DATA EXTRACT:

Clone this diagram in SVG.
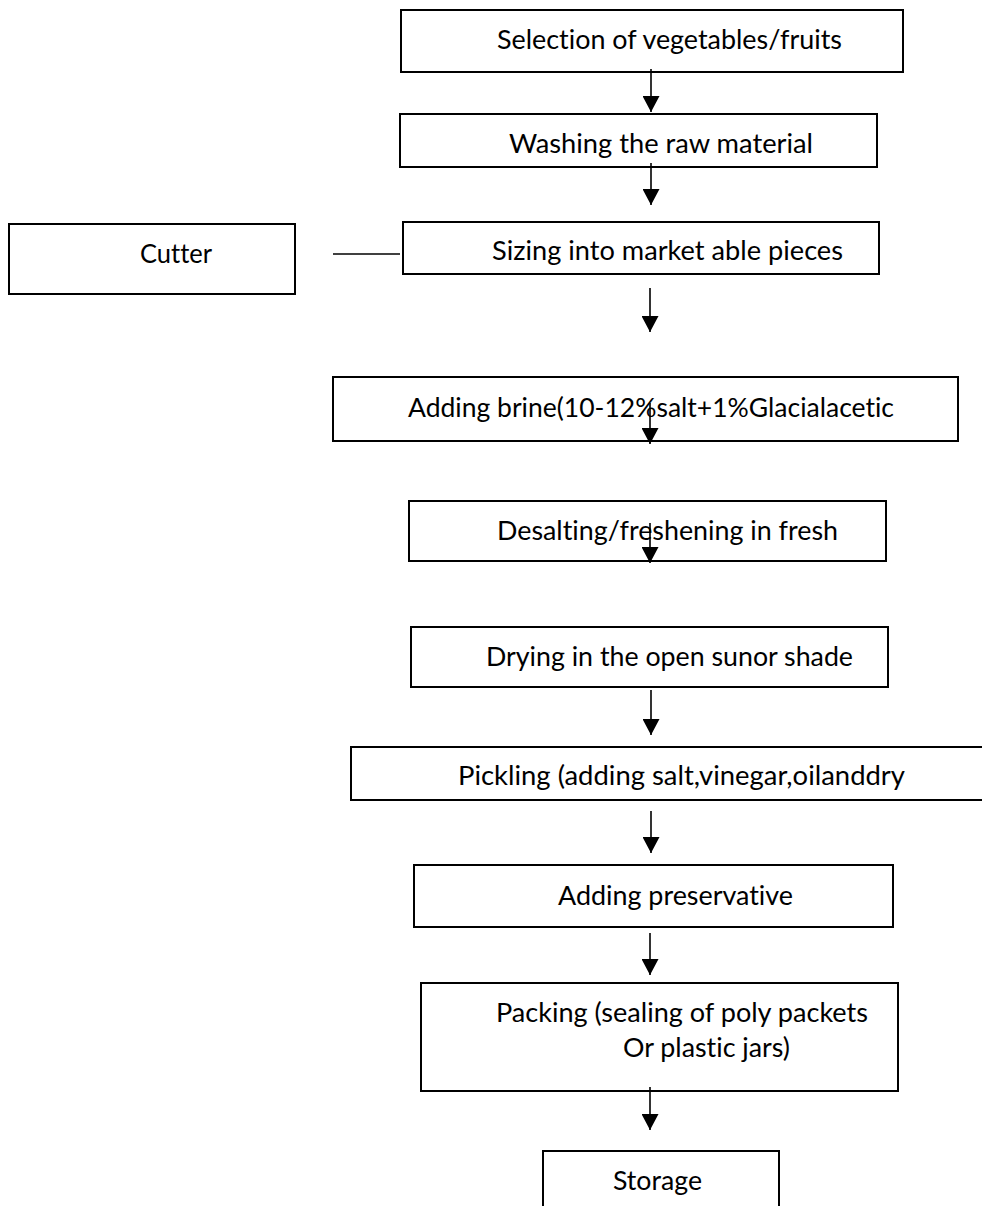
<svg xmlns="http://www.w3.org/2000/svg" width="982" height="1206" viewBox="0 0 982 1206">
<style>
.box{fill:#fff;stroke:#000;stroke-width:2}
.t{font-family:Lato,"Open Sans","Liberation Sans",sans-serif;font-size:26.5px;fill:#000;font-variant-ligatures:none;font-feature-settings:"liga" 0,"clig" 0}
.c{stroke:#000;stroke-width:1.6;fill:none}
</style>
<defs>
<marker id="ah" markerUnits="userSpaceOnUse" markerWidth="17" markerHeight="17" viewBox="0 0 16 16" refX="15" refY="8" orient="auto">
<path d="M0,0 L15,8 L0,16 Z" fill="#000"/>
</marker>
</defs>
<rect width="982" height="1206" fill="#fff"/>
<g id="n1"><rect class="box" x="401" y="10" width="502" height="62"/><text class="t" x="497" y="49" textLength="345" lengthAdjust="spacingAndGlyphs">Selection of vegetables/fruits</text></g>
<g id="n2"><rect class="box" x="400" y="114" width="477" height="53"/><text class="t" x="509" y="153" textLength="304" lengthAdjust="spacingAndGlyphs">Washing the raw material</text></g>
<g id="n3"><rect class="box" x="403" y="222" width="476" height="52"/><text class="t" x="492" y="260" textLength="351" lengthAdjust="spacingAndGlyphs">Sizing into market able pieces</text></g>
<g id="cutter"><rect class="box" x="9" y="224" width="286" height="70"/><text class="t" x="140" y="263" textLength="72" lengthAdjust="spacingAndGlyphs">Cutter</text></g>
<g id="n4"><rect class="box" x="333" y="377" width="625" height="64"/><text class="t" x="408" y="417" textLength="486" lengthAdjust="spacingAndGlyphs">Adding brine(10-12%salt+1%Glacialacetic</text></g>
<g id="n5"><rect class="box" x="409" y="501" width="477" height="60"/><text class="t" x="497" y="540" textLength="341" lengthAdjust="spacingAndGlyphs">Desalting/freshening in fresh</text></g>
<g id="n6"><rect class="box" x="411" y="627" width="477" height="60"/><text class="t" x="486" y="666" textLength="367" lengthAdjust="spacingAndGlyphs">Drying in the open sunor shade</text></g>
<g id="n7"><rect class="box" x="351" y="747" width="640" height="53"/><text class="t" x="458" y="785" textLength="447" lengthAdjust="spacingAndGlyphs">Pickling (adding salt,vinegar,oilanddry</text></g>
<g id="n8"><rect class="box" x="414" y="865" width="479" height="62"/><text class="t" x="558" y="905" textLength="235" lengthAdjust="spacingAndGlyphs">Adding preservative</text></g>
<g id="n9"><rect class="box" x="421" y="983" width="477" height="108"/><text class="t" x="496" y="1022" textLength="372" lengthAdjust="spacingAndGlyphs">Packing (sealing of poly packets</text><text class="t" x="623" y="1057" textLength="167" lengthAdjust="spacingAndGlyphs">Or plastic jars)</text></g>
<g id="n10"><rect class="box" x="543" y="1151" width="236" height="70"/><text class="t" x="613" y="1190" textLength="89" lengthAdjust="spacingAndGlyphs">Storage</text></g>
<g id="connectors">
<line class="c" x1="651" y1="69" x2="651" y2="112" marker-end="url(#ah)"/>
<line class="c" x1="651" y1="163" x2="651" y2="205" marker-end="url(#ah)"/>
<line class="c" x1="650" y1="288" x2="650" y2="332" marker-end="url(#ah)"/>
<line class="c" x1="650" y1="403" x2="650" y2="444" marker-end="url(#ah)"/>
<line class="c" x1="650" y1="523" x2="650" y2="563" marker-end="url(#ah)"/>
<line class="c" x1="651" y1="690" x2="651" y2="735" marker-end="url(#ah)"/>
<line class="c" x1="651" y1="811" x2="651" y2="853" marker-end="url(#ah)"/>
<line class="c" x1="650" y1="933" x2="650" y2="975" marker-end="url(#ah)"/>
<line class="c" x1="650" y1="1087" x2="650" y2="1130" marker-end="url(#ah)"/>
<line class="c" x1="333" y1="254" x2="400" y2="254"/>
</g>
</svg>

WHAT YOU WILL DO: Reproduce the material above verbatim; omit every picture.

CORRECT OUTPUT:
Clone this diagram in SVG.
<svg xmlns="http://www.w3.org/2000/svg" width="982" height="1206" viewBox="0 0 982 1206">
<style>
.box{fill:#fff;stroke:#000;stroke-width:2}
.t{font-family:Lato,"Open Sans","Liberation Sans",sans-serif;font-size:26.5px;fill:#000;font-variant-ligatures:none;font-feature-settings:"liga" 0,"clig" 0}
.c{stroke:#000;stroke-width:1.6;fill:none}
</style>
<defs>
<marker id="ah" markerUnits="userSpaceOnUse" markerWidth="17" markerHeight="17" viewBox="0 0 16 16" refX="15" refY="8" orient="auto">
<path d="M0,0 L15,8 L0,16 Z" fill="#000"/>
</marker>
</defs>
<rect width="982" height="1206" fill="#fff"/>
<g id="n1"><rect class="box" x="401" y="10" width="502" height="62"/><text class="t" x="497" y="49" textLength="345" lengthAdjust="spacingAndGlyphs">Selection of vegetables/fruits</text></g>
<g id="n2"><rect class="box" x="400" y="114" width="477" height="53"/><text class="t" x="509" y="153" textLength="304" lengthAdjust="spacingAndGlyphs">Washing the raw material</text></g>
<g id="n3"><rect class="box" x="403" y="222" width="476" height="52"/><text class="t" x="492" y="260" textLength="351" lengthAdjust="spacingAndGlyphs">Sizing into market able pieces</text></g>
<g id="cutter"><rect class="box" x="9" y="224" width="286" height="70"/><text class="t" x="140" y="263" textLength="72" lengthAdjust="spacingAndGlyphs">Cutter</text></g>
<g id="n4"><rect class="box" x="333" y="377" width="625" height="64"/><text class="t" x="408" y="417" textLength="486" lengthAdjust="spacingAndGlyphs">Adding brine(10-12%salt+1%Glacialacetic</text></g>
<g id="n5"><rect class="box" x="409" y="501" width="477" height="60"/><text class="t" x="497" y="540" textLength="341" lengthAdjust="spacingAndGlyphs">Desalting/freshening in fresh</text></g>
<g id="n6"><rect class="box" x="411" y="627" width="477" height="60"/><text class="t" x="486" y="666" textLength="367" lengthAdjust="spacingAndGlyphs">Drying in the open sunor shade</text></g>
<g id="n7"><rect class="box" x="351" y="747" width="640" height="53"/><text class="t" x="458" y="785" textLength="447" lengthAdjust="spacingAndGlyphs">Pickling (adding salt,vinegar,oilanddry</text></g>
<g id="n8"><rect class="box" x="414" y="865" width="479" height="62"/><text class="t" x="558" y="905" textLength="235" lengthAdjust="spacingAndGlyphs">Adding preservative</text></g>
<g id="n9"><rect class="box" x="421" y="983" width="477" height="108"/><text class="t" x="496" y="1022" textLength="372" lengthAdjust="spacingAndGlyphs">Packing (sealing of poly packets</text><text class="t" x="623" y="1057" textLength="167" lengthAdjust="spacingAndGlyphs">Or plastic jars)</text></g>
<g id="n10"><rect class="box" x="543" y="1151" width="236" height="70"/><text class="t" x="613" y="1190" textLength="89" lengthAdjust="spacingAndGlyphs">Storage</text></g>
<g id="connectors">
<line class="c" x1="651" y1="69" x2="651" y2="112" marker-end="url(#ah)"/>
<line class="c" x1="651" y1="163" x2="651" y2="205" marker-end="url(#ah)"/>
<line class="c" x1="650" y1="288" x2="650" y2="332" marker-end="url(#ah)"/>
<line class="c" x1="650" y1="403" x2="650" y2="444" marker-end="url(#ah)"/>
<line class="c" x1="650" y1="523" x2="650" y2="563" marker-end="url(#ah)"/>
<line class="c" x1="651" y1="690" x2="651" y2="735" marker-end="url(#ah)"/>
<line class="c" x1="651" y1="811" x2="651" y2="853" marker-end="url(#ah)"/>
<line class="c" x1="650" y1="933" x2="650" y2="975" marker-end="url(#ah)"/>
<line class="c" x1="650" y1="1087" x2="650" y2="1130" marker-end="url(#ah)"/>
<line class="c" x1="333" y1="254" x2="400" y2="254"/>
</g>
</svg>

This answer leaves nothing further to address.